Figure scripts

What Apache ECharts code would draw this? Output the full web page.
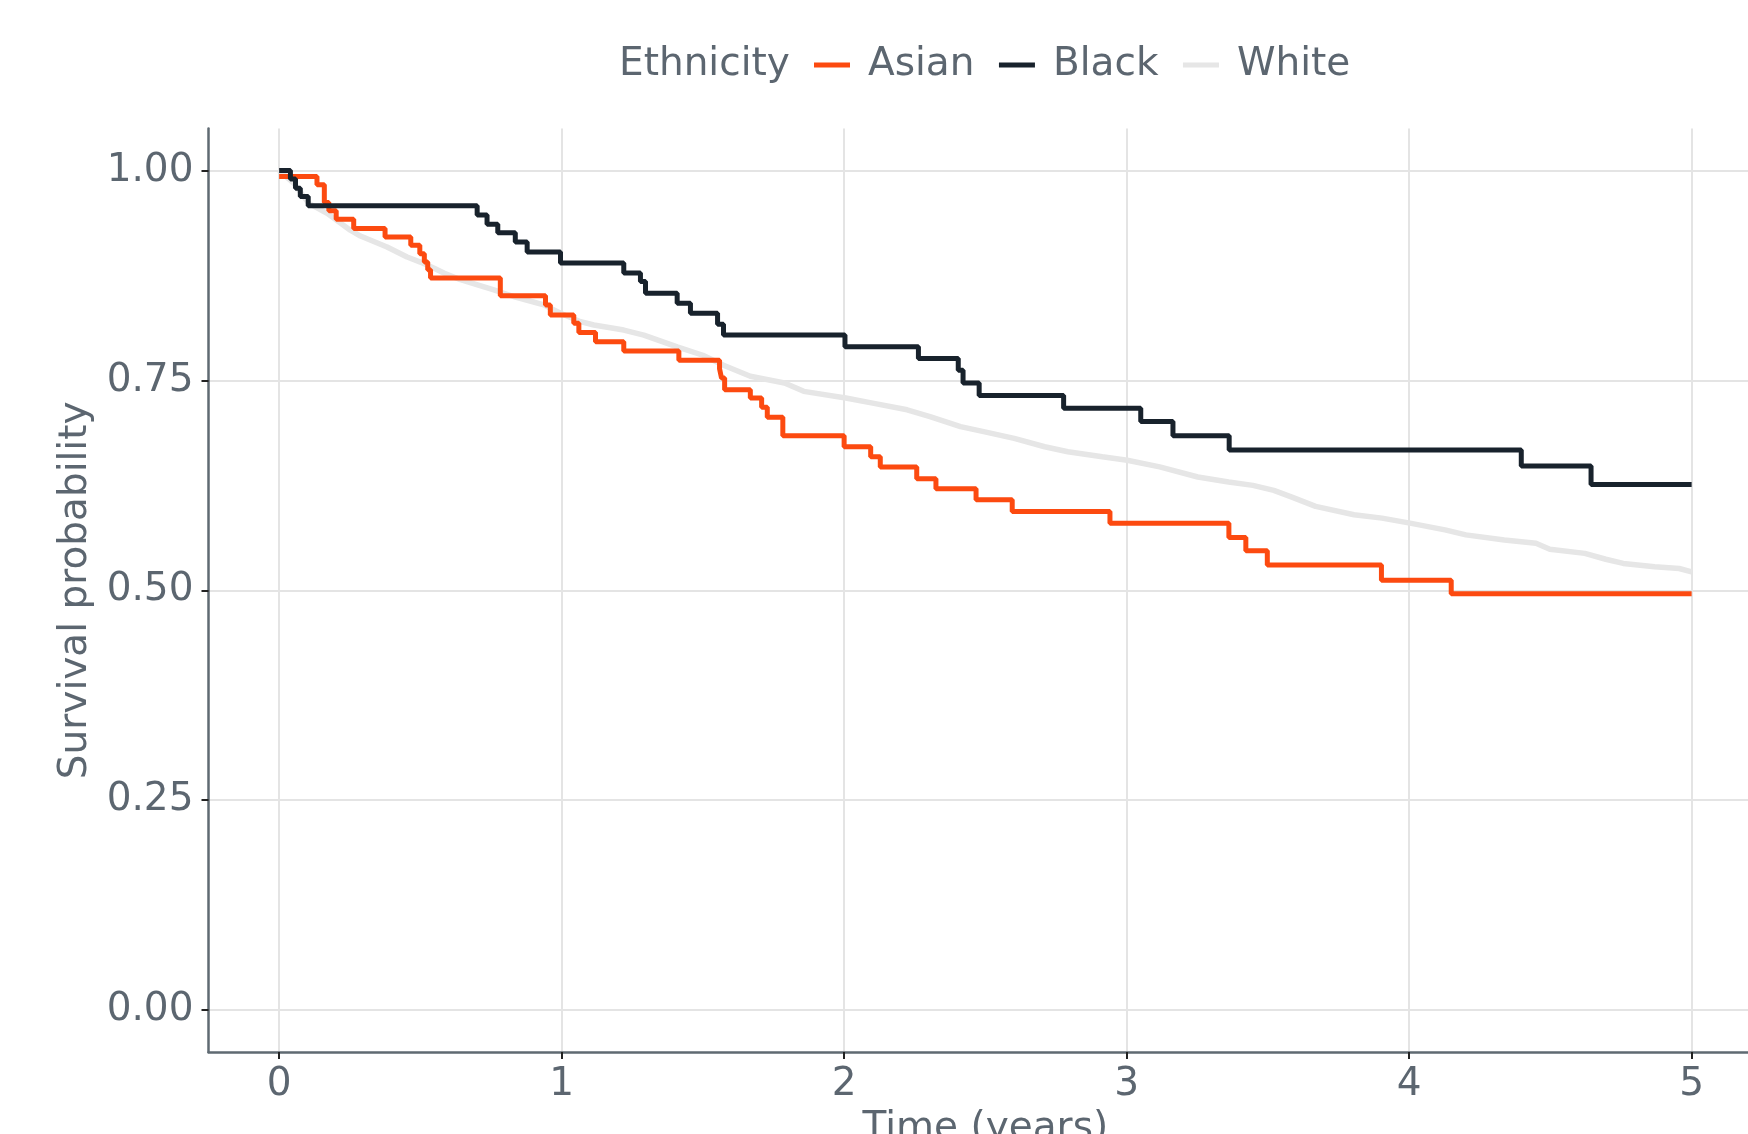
<!DOCTYPE html>
<html><head><meta charset="utf-8">
<script src="https://cdn.jsdelivr.net/npm/echarts@6/dist/echarts.min.js"></script>
<style>html,body{margin:0;padding:0;background:#fff}#c{width:1748px;height:1134px}</style>
</head><body><div id="c"></div><script>
// ---- data ----
const seriesNames = ['Asian', 'Black', 'White'];
const asianTime = [0, 0.134, 0.160, 0.176, 0.202, 0.264, 0.375, 0.466, 0.498, 0.514, 0.526, 0.536, 0.783, 0.943, 0.960, 1.043, 1.061, 1.120, 1.220, 1.415, 1.559, 1.566, 1.577, 1.668, 1.708, 1.728, 1.783, 2.000, 2.094, 2.128, 2.257, 2.325, 2.467, 2.595, 2.941, 3.362, 3.422, 3.498, 3.902, 4.149, 5.0];
const asianSurv = [0.993, 0.983, 0.962, 0.952, 0.942, 0.931, 0.921, 0.911, 0.901, 0.891, 0.882, 0.872, 0.851, 0.840, 0.828, 0.818, 0.807, 0.796, 0.785, 0.774, 0.764, 0.753, 0.739, 0.729, 0.718, 0.706, 0.684, 0.671, 0.659, 0.647, 0.633, 0.621, 0.608, 0.594, 0.580, 0.563, 0.547, 0.530, 0.512, 0.496, 0.496];
const blackTime = [0, 0.040, 0.058, 0.075, 0.103, 0.701, 0.736, 0.774, 0.836, 0.878, 0.996, 1.220, 1.279, 1.297, 1.409, 1.456, 1.552, 1.573, 2.003, 2.263, 2.404, 2.421, 2.478, 2.777, 3.050, 3.164, 3.363, 4.397, 4.644, 5.0];
const blackSurv = [1.0, 0.990, 0.979, 0.969, 0.958, 0.947, 0.936, 0.926, 0.915, 0.903, 0.890, 0.878, 0.868, 0.854, 0.842, 0.830, 0.817, 0.804, 0.790, 0.776, 0.762, 0.747, 0.732, 0.717, 0.701, 0.684, 0.667, 0.648, 0.626, 0.626];
const whiteTime = [0, 0.052, 0.105, 0.170, 0.252, 0.288, 0.382, 0.453, 0.500, 0.547, 0.583, 0.642, 0.760, 0.830, 0.937, 0.996, 1.067, 1.114, 1.220, 1.291, 1.409, 1.500, 1.573, 1.668, 1.789, 1.857, 2.006, 2.101, 2.223, 2.304, 2.412, 2.494, 2.602, 2.710, 2.792, 2.914, 3.002, 3.117, 3.252, 3.361, 3.447, 3.521, 3.585, 3.669, 3.805, 3.904, 4.003, 4.127, 4.201, 4.337, 4.449, 4.498, 4.622, 4.696, 4.758, 4.869, 4.956, 5.0];
const whiteSurv = [1.0, 0.985, 0.961, 0.949, 0.929, 0.922, 0.909, 0.897, 0.891, 0.884, 0.878, 0.870, 0.858, 0.850, 0.840, 0.830, 0.820, 0.816, 0.810, 0.804, 0.790, 0.780, 0.768, 0.755, 0.747, 0.737, 0.729, 0.723, 0.715, 0.707, 0.695, 0.689, 0.681, 0.671, 0.665, 0.659, 0.655, 0.647, 0.635, 0.629, 0.625, 0.619, 0.611, 0.600, 0.590, 0.586, 0.580, 0.572, 0.566, 0.560, 0.556, 0.549, 0.544, 0.537, 0.532, 0.528, 0.526, 0.522];
const xTicks = [0, 1, 2, 3, 4, 5];
const yTicks = [0, 0.25, 0.5, 0.75, 1];
const yTickLabels = ['0.00', '0.25', '0.50', '0.75', '1.00'];

// ---- styling ----
const FONT = 'DejaVu Sans';
const TXT = '#5C6670';
const AXIS = '#5F6A72';
const GRIDC = '#E4E4E4';
const colors = { Asian: '#FC4A10', Black: '#18222C', White: '#E6E6E6' };
const zip = (a, b) => a.map((v, i) => [v, b[i]]);

const chart = echarts.init(document.getElementById('c'), null, { renderer: 'canvas' });
chart.setOption({
  animation: false,
  backgroundColor: '#ffffff',
  title: {
    text: 'Ethnicity', left: 619, top: 45.5, padding: 0,
    textStyle: { fontFamily: FONT, fontSize: 39, fontWeight: 'normal', color: TXT }
  },
  legend: {
    data: seriesNames, left: 814, top: 45.5, padding: 0,
    icon: 'rect', itemWidth: 36, itemHeight: 5, itemGap: 24.5,
    textStyle: { fontFamily: FONT, fontSize: 39, color: TXT, padding: [0, 0, 0, 13] }
  },
  grid: { left: 208.5, top: 128.6, width: 1553.75, height: 923.4, outerBoundsMode: 'none', containLabel: false },
  xAxis: {
    type: 'value', min: -0.25, max: 5.25,
    name: 'Time (years)', nameLocation: 'middle', nameGap: 52,
    nameTextStyle: { fontFamily: FONT, fontSize: 39, color: TXT },
    axisLine: { onZero: false, lineStyle: { color: AXIS, width: 2.5 } },
    axisTick: { show: true, length: 7, customValues: xTicks, lineStyle: { color: '#222', width: 2 } },
    axisLabel: { customValues: xTicks, margin: 13, fontFamily: FONT, fontSize: 39, color: TXT },
    splitLine: { show: true, lineStyle: { color: GRIDC, width: 2 } }
  },
  yAxis: {
    type: 'value', min: -0.05, max: 1.05,
    name: 'Survival probability', nameLocation: 'middle', nameGap: 107,
    nameTextStyle: { fontFamily: FONT, fontSize: 39, color: TXT },
    axisLine: { show: true, onZero: false, lineStyle: { color: AXIS, width: 2.5 } },
    axisTick: { show: true, length: 7, customValues: yTicks, lineStyle: { color: '#222', width: 2 } },
    axisLabel: {
      customValues: yTicks, margin: 15, fontFamily: FONT, fontSize: 39, color: TXT,
      formatter: v => yTickLabels[yTicks.indexOf(v)] ?? v.toFixed(2)
    },
    splitLine: { show: true, lineStyle: { color: GRIDC, width: 2 } }
  },
  series: [
    { name: 'White', type: 'line', data: zip(whiteTime, whiteSurv), showSymbol: false, z: 2,
      color: colors.White, lineStyle: { width: 5.5, color: colors.White } },
    { name: 'Asian', type: 'line', step: 'end', data: zip(asianTime, asianSurv), showSymbol: false, z: 3,
      color: colors.Asian, lineStyle: { width: 5, color: colors.Asian } },
    { name: 'Black', type: 'line', step: 'end', data: zip(blackTime, blackSurv), showSymbol: false, z: 4,
      color: colors.Black, lineStyle: { width: 5, color: colors.Black } }
  ]
});
</script></body></html>
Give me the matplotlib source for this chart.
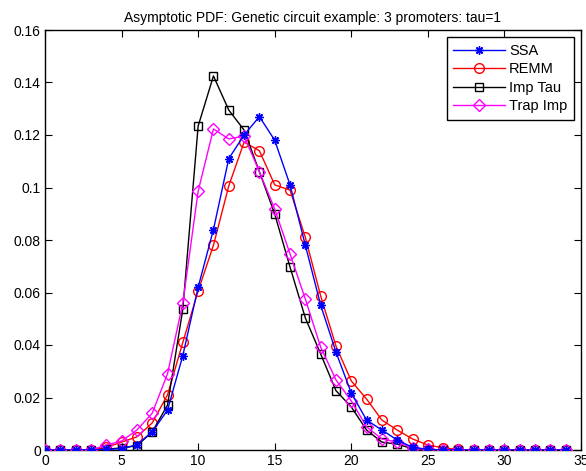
import numpy as np
import matplotlib
matplotlib.use('Agg')
import matplotlib.pyplot as plt

plt.rcParams['font.family'] = ['Liberation Sans', 'DejaVu Sans']

# x = number of molecules 0..34
x = np.arange(0, 35)

ssa = [0, 0, 0, 0, 0.0002, 0.0005, 0.002, 0.0069, 0.0152, 0.036,
       0.062, 0.084, 0.111, 0.120, 0.127, 0.118, 0.101, 0.078, 0.0552, 0.0373,
       0.0217, 0.0114, 0.0076, 0.0038, 0.001, 0.0003, 0, 0, 0, 0,
       0, 0, 0, 0, 0]
remm = [0, 0, 0, 0, 0.001, 0.003, 0.005, 0.0103, 0.021, 0.041,
        0.0606, 0.078, 0.1006, 0.1173, 0.114, 0.101, 0.099, 0.081, 0.0587, 0.0396,
        0.0263, 0.0194, 0.0114, 0.0076, 0.0042, 0.0019, 0.0008, 0.0002, 0, 0,
        0, 0, 0, 0, 0]
imp_tau = [0, 0, 0, 0, 0.0003, 0.0008, 0.0016, 0.0069, 0.0171, 0.0537,
           0.1234, 0.1425, 0.1295, 0.1219, 0.106, 0.0899, 0.0697, 0.0503, 0.0366, 0.0226,
           0.0164, 0.0076, 0.003, 0.0022, 0.0005, 0.0001, 0, 0, 0, 0,
           0, 0, 0, 0, 0]
trap_imp = [0, 0, 0, 0, 0.0019, 0.0034, 0.0076, 0.014, 0.029, 0.056,
            0.0986, 0.1223, 0.1185, 0.1196, 0.106, 0.0918, 0.0747, 0.0575, 0.0392, 0.0267,
            0.0187, 0.0088, 0.0042, 0.003, 0.0008, 0.0002, 0, 0, 0, 0,
            0, 0, 0, 0, 0]

fig = plt.figure(figsize=(5.86, 4.71), dpi=100)
ax = fig.add_axes([45 / 586, 21 / 471, 536 / 586, 420 / 471])

ms = 6
ax.plot(x, ssa, color='blue', marker=(8, 2, 0), ms=ms, lw=1, label='SSA', zorder=5)
ax.plot(x, remm, color='red', marker='o', mfc='none', ms=ms + 1, lw=1, label='REMM', zorder=3)
ax.plot(x, imp_tau, color='black', marker='s', mfc='none', ms=ms, lw=1, label='Imp Tau', zorder=3)
ax.plot(x, trap_imp, color='magenta', marker='D', mfc='none', ms=ms, lw=1, label='Trap Imp', zorder=4)

ax.set_xlim(0, 35)
ax.set_ylim(0, 0.16)
ax.set_xticks(np.arange(0, 36, 5))
ax.set_yticks(np.arange(0, 0.161, 0.02))
ax.set_yticklabels(['0', '0.02', '0.04', '0.06', '0.08', '0.1', '0.12', '0.14', '0.16'])
ax.tick_params(direction='in', top=True, right=True, length=5, labelsize=10, pad=3)
for s in ax.spines.values():
    s.set_linewidth(1)

ax.set_title('Asymptotic PDF: Genetic circuit example: 3 promoters: tau=1', fontsize=10, pad=6)

leg = ax.legend(loc='upper right', fontsize=10.5, fancybox=False, framealpha=1,
                edgecolor='black', borderaxespad=0.5, handlelength=3.5,
                labelspacing=0.3, borderpad=0.45, handletextpad=0.3)
leg.get_frame().set_linewidth(1)

fig.savefig('out.png', dpi=100)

YOUR INSTRUCTIONS: Give again, exactly as written, only the lines that start at the one with "Give me the matplotlib source for this chart." and end at the one with "x = np.arange(0, 35)", both included. Skip any pictures.

EXERCISE RESULT:
Give me the matplotlib source for this chart.
import numpy as np
import matplotlib
matplotlib.use('Agg')
import matplotlib.pyplot as plt

plt.rcParams['font.family'] = ['Liberation Sans', 'DejaVu Sans']

# x = number of molecules 0..34
x = np.arange(0, 35)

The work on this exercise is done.